The dad, who was toting his daughter on his shoulders, abruptly stopped. The little girl tightened her grip on the two stuffed mermaids in her hands.
“We were here twice to restore the shore,” Papa Bear retorted. “Second time in three months. Stop acting crazy. We’re doing what we can.”
Indeed, restoring the shore can turn ugly. But without passion, muscle and loud voices, Seaside Heights might not have risen again — or, at least, recovered so swiftly.
“Seaside Heights was the hardest to come back so far,” said Bob Hilton, executive director of the Jersey Shore Convention and Visitors Bureau. “There wasn’t a board on the boardwalk.”
But that was then. Since Memorial Day weekend, visitors have been stepping on nearly a mile of new planks stretching from Kearney Avenue to the border with Seaside Park. (About three blocks were still under repair during my visit.) New benches look out toward the ocean or inward at the boardwalk scene, depending on your viewing preference. The arcades on Casino and Funtown piers are once again tinny-loud and tacky-fun. The Shore Store, where the “Jersey Shore” cast faux-worked, is selling Snooki costume eyelashes and Pauly D bobble heads (how realistic — his hair is immobile) alongside “Restore the Shore” T-shirts. You can also tour the MTV House of Horror, with the added bonus of taking a photo with the duck phone. (Bring your baby wipes.)
“They’re trying,” said the Colony Motel’s co-owner, Bernknopf. “We should be 100 percent by next year.” (According to Bernknopf, about 30 of the 40-odd lodgings have reopened.)
No doubt, the progress is fitful, especially along the two piers, which have grown into a tertiary tourist attraction. At Casino Pier, I watched workmen array the disassembled seats of the chairlift and dust off large panels with Southwestern desert landscapes. To the south, tourists congregated around the chain-link fence protecting Funtown Pier, which appears to have been chewed off by a sea monster. At the end of the boardwalk, I settled into a picnic table at Park Seafood that overlooked the decapitated head of a giant (fake) snake and a lone T. rex staring off to sea.
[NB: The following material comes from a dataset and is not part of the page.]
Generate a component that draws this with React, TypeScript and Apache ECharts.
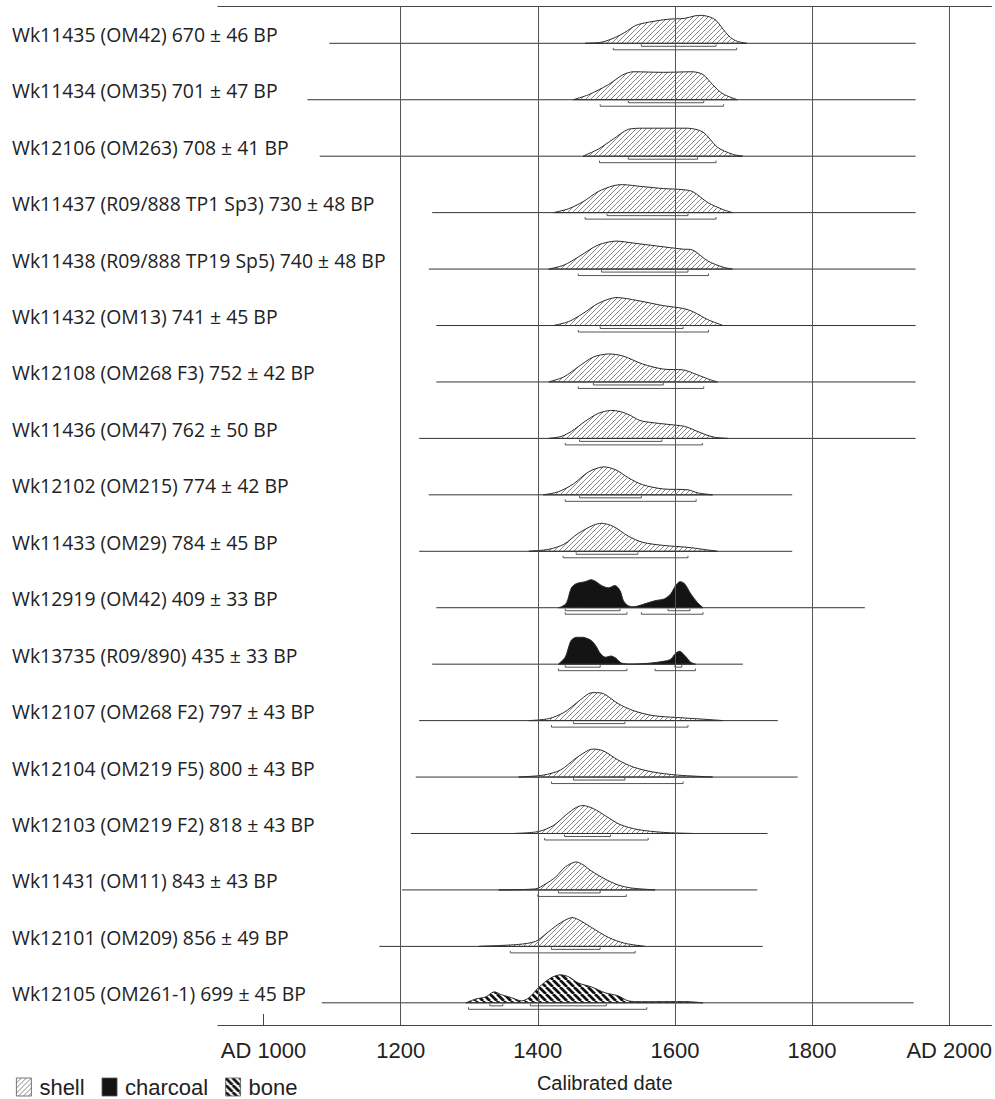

I can’t read dinosaur emotions very well but imagine he was pretty choked up.
By next summer, one can only hope that the snake’s head will be reunited with its body and that T. rex will have playmates again. That should lift his spirits, and Seaside Heights’s, too.
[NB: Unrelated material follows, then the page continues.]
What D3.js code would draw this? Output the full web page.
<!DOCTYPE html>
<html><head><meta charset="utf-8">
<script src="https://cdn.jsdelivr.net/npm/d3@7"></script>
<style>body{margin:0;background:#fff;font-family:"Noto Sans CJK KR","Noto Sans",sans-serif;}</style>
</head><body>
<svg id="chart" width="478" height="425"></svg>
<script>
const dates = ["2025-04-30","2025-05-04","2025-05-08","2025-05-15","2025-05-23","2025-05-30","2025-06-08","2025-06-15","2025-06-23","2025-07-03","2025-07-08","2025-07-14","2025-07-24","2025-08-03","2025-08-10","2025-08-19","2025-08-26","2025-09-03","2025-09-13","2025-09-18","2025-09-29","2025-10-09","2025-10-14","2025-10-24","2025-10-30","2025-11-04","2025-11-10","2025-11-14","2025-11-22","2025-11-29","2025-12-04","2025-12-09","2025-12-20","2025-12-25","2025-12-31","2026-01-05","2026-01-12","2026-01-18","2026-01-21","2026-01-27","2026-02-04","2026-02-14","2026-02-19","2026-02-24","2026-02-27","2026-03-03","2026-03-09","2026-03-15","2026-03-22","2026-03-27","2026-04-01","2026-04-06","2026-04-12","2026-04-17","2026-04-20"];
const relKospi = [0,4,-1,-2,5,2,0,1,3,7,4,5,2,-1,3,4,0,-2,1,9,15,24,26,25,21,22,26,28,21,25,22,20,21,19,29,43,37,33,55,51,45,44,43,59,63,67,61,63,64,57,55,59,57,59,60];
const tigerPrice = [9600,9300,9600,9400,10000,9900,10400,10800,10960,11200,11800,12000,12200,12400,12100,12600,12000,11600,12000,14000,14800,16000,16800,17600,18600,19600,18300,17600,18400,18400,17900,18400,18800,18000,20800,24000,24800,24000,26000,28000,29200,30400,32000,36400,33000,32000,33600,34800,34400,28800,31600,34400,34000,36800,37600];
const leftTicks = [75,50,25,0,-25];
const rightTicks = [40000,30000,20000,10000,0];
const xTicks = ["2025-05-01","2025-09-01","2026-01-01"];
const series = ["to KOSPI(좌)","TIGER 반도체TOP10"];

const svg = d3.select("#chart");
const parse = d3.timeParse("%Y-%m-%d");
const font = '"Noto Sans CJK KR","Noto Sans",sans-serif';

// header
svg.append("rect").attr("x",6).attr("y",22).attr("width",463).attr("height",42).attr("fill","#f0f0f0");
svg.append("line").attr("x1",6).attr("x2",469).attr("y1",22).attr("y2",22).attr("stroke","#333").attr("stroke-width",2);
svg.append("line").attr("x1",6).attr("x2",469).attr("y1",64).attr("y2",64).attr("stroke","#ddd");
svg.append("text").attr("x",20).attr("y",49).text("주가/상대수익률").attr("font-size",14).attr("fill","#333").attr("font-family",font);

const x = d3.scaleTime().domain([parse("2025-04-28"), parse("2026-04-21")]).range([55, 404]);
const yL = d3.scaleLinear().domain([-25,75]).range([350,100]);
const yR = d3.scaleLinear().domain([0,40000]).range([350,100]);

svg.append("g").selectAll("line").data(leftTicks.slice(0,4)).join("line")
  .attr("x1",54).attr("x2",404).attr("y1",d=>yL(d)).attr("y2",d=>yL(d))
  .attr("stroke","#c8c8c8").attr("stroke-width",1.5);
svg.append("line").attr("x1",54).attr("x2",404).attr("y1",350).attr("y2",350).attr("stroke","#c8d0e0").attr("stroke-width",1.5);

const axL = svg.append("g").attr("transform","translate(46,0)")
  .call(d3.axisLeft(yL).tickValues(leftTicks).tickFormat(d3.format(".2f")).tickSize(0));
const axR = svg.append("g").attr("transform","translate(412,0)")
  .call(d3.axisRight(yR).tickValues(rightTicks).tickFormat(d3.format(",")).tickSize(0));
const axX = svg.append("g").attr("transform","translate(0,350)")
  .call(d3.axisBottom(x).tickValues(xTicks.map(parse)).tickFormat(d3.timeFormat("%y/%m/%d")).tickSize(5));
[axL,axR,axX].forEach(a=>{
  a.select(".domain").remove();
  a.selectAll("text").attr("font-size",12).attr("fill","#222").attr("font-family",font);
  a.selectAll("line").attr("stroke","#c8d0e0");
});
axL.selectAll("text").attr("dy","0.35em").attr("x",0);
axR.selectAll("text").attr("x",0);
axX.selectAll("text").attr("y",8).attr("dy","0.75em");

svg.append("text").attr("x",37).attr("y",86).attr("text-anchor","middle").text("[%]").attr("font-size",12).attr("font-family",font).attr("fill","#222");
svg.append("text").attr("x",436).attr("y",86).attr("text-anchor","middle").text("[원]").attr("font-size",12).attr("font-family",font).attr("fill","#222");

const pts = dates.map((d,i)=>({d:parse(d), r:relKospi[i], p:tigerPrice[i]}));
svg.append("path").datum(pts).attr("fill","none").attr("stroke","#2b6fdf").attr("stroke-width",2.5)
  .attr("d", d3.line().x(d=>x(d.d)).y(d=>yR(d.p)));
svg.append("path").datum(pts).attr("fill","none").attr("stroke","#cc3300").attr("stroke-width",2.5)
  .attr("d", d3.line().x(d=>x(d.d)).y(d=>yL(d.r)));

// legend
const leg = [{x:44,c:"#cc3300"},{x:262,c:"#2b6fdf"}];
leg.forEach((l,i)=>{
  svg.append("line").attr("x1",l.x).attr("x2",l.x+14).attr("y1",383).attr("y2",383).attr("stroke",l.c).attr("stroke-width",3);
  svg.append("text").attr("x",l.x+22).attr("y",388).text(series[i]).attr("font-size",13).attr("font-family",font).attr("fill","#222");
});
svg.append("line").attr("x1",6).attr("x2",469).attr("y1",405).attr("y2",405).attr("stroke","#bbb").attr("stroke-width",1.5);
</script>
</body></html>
Observations from my drive up the Jersey Shore:
Ortley Beach: needs a lot more cleanup time.
Lavallette Beach: My, what impressive camel humps of sand you have.
Mantoloking: Shed a tear for the lost mansions.
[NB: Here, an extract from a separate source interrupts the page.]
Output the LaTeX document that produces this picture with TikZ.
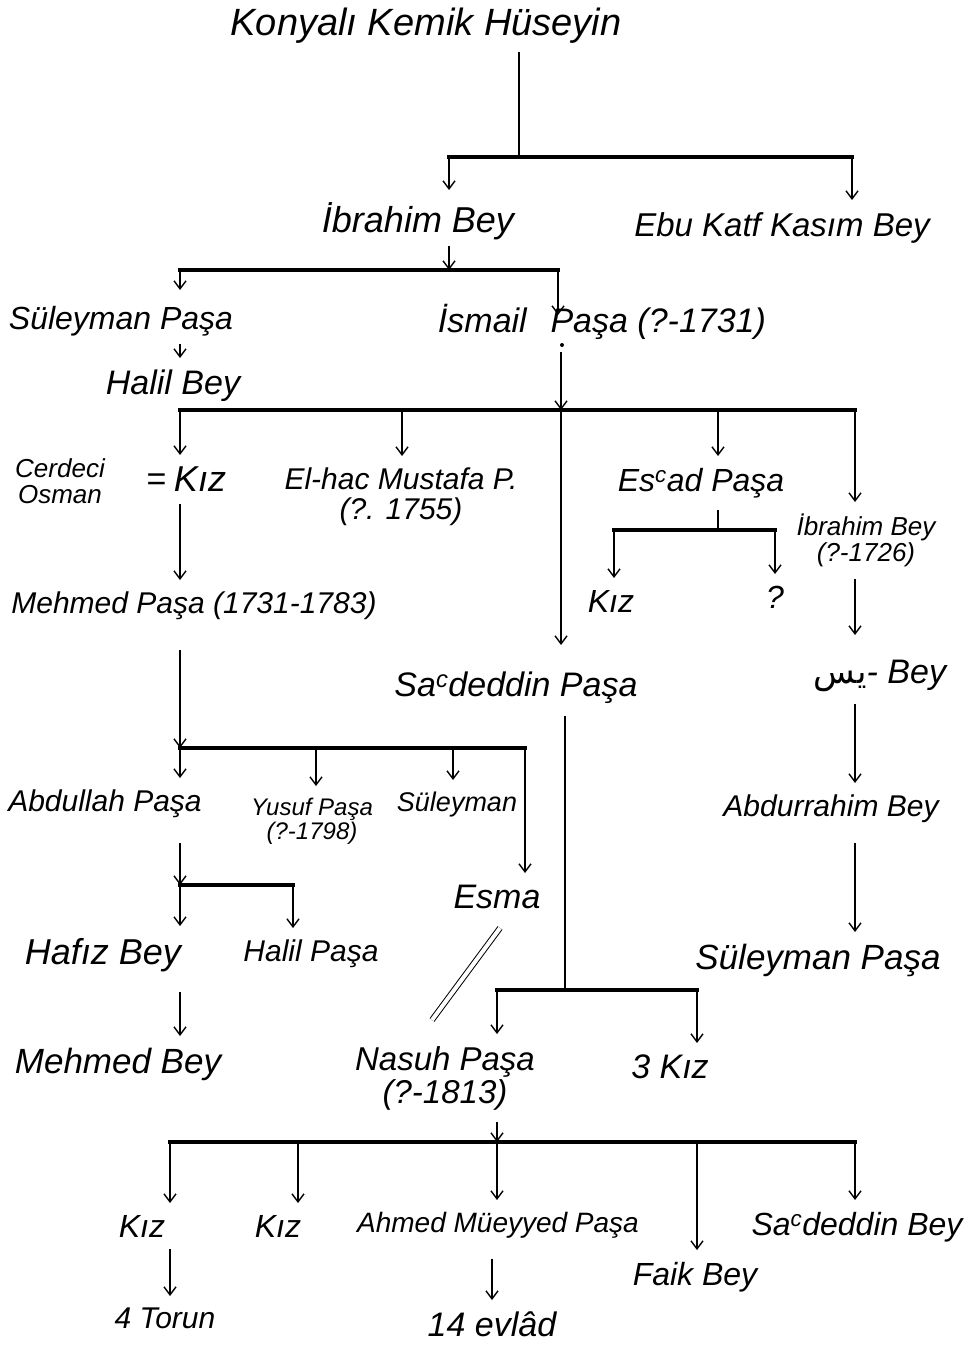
\documentclass[tikz,border=0pt]{standalone}
\usepackage{fontspec}
\setmainfont{Liberation Sans}
\newfontfamily\arabicfont[Script=Arabic]{DejaVu Sans}
\TeXXeTstate=1
\usetikzlibrary{arrows.meta}
\newcommand{\lblfont}[1]{\fontsize{#1}{#1}\selectfont\itshape}
\begin{document}
\begin{tikzpicture}[x=1pt,y=-1pt,
  lbl/.style={anchor=north, inner xsep=4pt, inner ysep=12pt, align=center, font=\lblfont{30}},
  stem/.style={line width=1.4pt},
  conn/.style={line width=1.4pt, -{Straight Barb[length=8pt,width=12pt]}},
  bar/.style={line width=3.4pt, line cap=rect},
  wed/.style={double, double distance=4pt, line width=1pt}]
\useasboundingbox (0,0) rectangle (970,1348);
% nodes
\node[lbl, font=\lblfont{38}] (title) at (426,-4) {Konyalı Kemik Hüseyin};
\node[lbl, font=\lblfont{36}] (ibr) at (418,190) {İbrahim Bey};
\node[lbl, font=\lblfont{33}] (ebu) at (782,200) {Ebu Katf Kasım Bey};
\node[lbl, font=\lblfont{32}] (sul1) at (121,294) {Süleyman Paşa};
\node[lbl, font=\lblfont{34}] (ism) at (602,292) {İsmail\hspace{0.7em}Paşa (?-1731)};
\node[lbl, font=\lblfont{34}] (halil) at (173,358) {Halil Bey};
\node[lbl, font=\lblfont{26}] (osman) at (60,446) {Cerdeci\\Osman};
\node[lbl, font=\lblfont{34}] (eq) at (156,462) {=};
\node[lbl, font=\lblfont{36}] (kiz1) at (200,455) {Kız};
\node[lbl, font=\lblfont{30}] (mus) at (401,456) {El-hac Mustafa P.\\(?. 1755)};
\node[lbl, font=\lblfont{32}] (esad) at (701,456) {Es\textsuperscript{c}ad Paşa};
\node[lbl, font=\lblfont{26}] (ibr2) at (866,502) {İbrahim Bey\\(?-1726)};
\node[lbl, font=\lblfont{30}] (mehmed) at (194,580) {Mehmed Paşa (1731-1783)};
\node[lbl, font=\lblfont{32}] (kiz2) at (611,578) {Kız};
\node[lbl, font=\lblfont{32}] (q) at (775,574) {?};
\node[lbl, font=\lblfont{34}] (sad) at (516,660) {Sa\textsuperscript{c}deddin Paşa};
\node[lbl, font=\lblfont{34}] (yas) at (880,648) {{\upshape\arabicfont\beginR يس\endR}- Bey};
\node[lbl, font=\lblfont{30}] (abd) at (105,778) {Abdullah Paşa};
\node[lbl, font=\lblfont{24}] (yusuf) at (312,786) {Yusuf Paşa\\(?-1798)};
\node[lbl, font=\lblfont{27}] (sul2) at (457,780) {Süleyman};
\node[lbl, font=\lblfont{30}] (abdr) at (831,783) {Abdurrahim Bey};
\node[lbl, font=\lblfont{34}] (esma) at (497,873) {Esma};
\node[lbl, font=\lblfont{36}] (hafiz) at (103,926) {Hafız Bey};
\node[lbl, font=\lblfont{30}] (halil2) at (311,928) {Halil Paşa};
\node[lbl, font=\lblfont{35}] (sul3) at (818,932) {Süleyman Paşa};
\node[lbl, font=\lblfont{35}] (mbey) at (118,1036) {Mehmed Bey};
\node[lbl, font=\lblfont{33}] (nasuh) at (445,1034) {Nasuh Paşa\\(?-1813)};
\node[lbl, font=\lblfont{34}] (kiz3) at (670,1043) {3 Kız};
\node[lbl, font=\lblfont{32}] (kiz4) at (142,1203) {Kız};
\node[lbl, font=\lblfont{32}] (kiz5) at (278,1203) {Kız};
\node[lbl, font=\lblfont{28}] (ahmed) at (498,1200) {Ahmed Müeyyed Paşa};
\node[lbl, font=\lblfont{32}] (sbey) at (857,1200) {Sa\textsuperscript{c}deddin Bey};
\node[lbl, font=\lblfont{32}] (faik) at (695,1250) {Faik Bey};
\node[lbl, font=\lblfont{30}] (torun) at (165,1296) {4 Torun};
\node[lbl, font=\lblfont{34}] (evlad) at (492,1300) {14 evlâd};
% junction coordinates
\coordinate (b1) at (519,157); \coordinate (b1l) at (449,157); \coordinate (b1r) at (852,157);
\coordinate (b2) at (449,270); \coordinate (b2l) at (180,270); \coordinate (b2r) at (558,270);
\coordinate (b3) at (561,410); \coordinate (b3a) at (180,410); \coordinate (b3b) at (402,410);
\coordinate (b3d) at (718,410); \coordinate (b3e) at (855,410);
\coordinate (b4) at (718,530); \coordinate (b4l) at (614,530); \coordinate (b4r) at (775,530);
\coordinate (b5) at (180,748); \coordinate (b5b) at (316,748); \coordinate (b5c) at (453,748); \coordinate (b5d) at (525,748);
\coordinate (b6) at (180,885); \coordinate (b6r) at (293,885);
\coordinate (b7) at (565,990); \coordinate (b7l) at (497,990); \coordinate (b7r) at (697,990);
\coordinate (b8) at (497,1142); \coordinate (b8l) at (170,1142); \coordinate (b8b) at (298,1142);
\coordinate (b8d) at (697,1142); \coordinate (b8e) at (855,1142);
\coordinate (m1) at (500,928); \coordinate (m2) at (432,1020);
\coordinate (dot) at (562,345);
% level 1
\draw[stem, shorten <=-4pt] (title.south -| b1) -- (b1);
\draw[bar] (b1l) -- (b1r);
\draw[conn] (b1l) -- (b1l |- ibr.north);
\draw[conn] (b1r) -- (b1r |- ebu.north);
% level 2
\draw[conn, shorten <=-6pt] (ibr.south -| b2) -- (b2);
\draw[bar] (b2l) -- (b2r);
\draw[conn, shorten >=4pt] (b2l) -- (b2l |- sul1.north);
\draw[conn, shorten >=-23pt] (b2r) -- (b2r |- ism.north);
\draw[conn, shorten <=-4pt] (sul1.south -| b2l) -- (b2l |- halil.north);
% level 3
\fill (dot) circle (2pt);
\draw[conn] (ism.south -| b3) -- (b3);
\draw[bar] (b3a) -- (b3e);
\draw[conn] (b3a) -- (b3a |- kiz1.north);
\draw[conn] (b3b) -- (b3b |- mus.north);
\draw[conn, shorten >=15pt] (b3) -- (b3 |- sad.north);
\draw[conn] (b3d) -- (b3d |- esad.north);
\draw[conn] (b3e) -- (b3e |- ibr2.north);
% Es'ad
\draw[stem] (esad.south -| b4) -- (b4);
\draw[bar] (b4l) -- (b4r);
\draw[conn] (b4l) -- (b4l |- kiz2.north);
\draw[conn] (b4r) -- (b4r |- q.north);
% right column
\draw[conn, shorten >=13pt] (ibr2.south -| b3e) -- (b3e |- yas.north);
\draw[conn] (yas.south -| b3e) -- (b3e |- abdr.north);
\draw[conn, shorten <=8pt] (abdr.south -| b3e) -- (b3e |- sul3.north);
% left column
\draw[conn] (kiz1.south -| b3a) -- (b3a |- mehmed.north);
\draw[conn, shorten <=18pt] (mehmed.south -| b5) -- (b5);
\draw[bar] (b5) -- (b5d);
\draw[conn] (b5) -- (b5 |- abd.north);
\draw[conn] (b5b) -- (b5b |- yusuf.north);
\draw[conn] (b5c) -- (b5c |- sul2.north);
\draw[conn] (b5d) -- (b5d |- esma.north);
\draw[conn, shorten <=13pt] (abd.south -| b6) -- (b6);
\draw[bar] (b6) -- (b6r);
\draw[conn] (b6) -- (b6 |- hafiz.north);
\draw[conn] (b6r) -- (b6r |- halil2.north);
\draw[conn, shorten <=8pt] (hafiz.south -| b6) -- (b6 |- mbey.north);
% Sa'deddin
\draw[stem] (sad.south -| b7) -- (b7);
\draw[bar] (b7l) -- (b7r);
\draw[conn] (b7l) -- (b7l |- nasuh.north);
\draw[conn] (b7r) -- (b7r |- kiz3.north);
\draw[wed] (m1) -- (m2);
% Nasuh
\draw[conn] (nasuh.south -| b8) -- (b8);
\draw[bar] (b8l) -- (b8e);
\draw[conn] (b8l) -- (b8l |- kiz4.north);
\draw[conn] (b8b) -- (b8b |- kiz5.north);
\draw[conn] (b8) -- (b8 |- ahmed.north);
\draw[conn] (b8d) -- (b8d |- faik.north);
\draw[conn] (b8e) -- (b8e |- sbey.north);
\draw[conn] (kiz4.south -| b8l) -- (b8l |- torun.north);
\draw[conn, shorten <=8pt] (ahmed.south -| evlad.north) -- (evlad.north);
\end{tikzpicture}
\end{document}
Belmar and Point Pleasant: looking good.
Long Branch: a bit of a tight squeeze on the beach but overall a solid comeback.
Sea Bright: a little scruffy but definitely ready for the hordes.
Sandy Hook: a giant sigh of relief.
After hours of driving in and out of towns, I finally arrived at that other Sandy, the tranquil and non-menacing Sandy Hook Unit of the Gateway National RecreationArea. It was the last stop on my tour, so I could finally throw down a towel and surrender to summer.
I pulled into Lot C and crossed over to Sandy Hook Bay. Kitesurfers sailed across the small chop and families picnicked on the narrow strip of sand. I returned to the Atlantic side, where the beach is wider and a low wall of boulders embraces the shore.
To reach the ocean, I had to pass by a bathing facility and a concession stand covered in plywood. My feet soon hit the sand, and the blue water drew closer. With each step, the distance between Sandy and summer grew, until all reminders of the storm disappeared.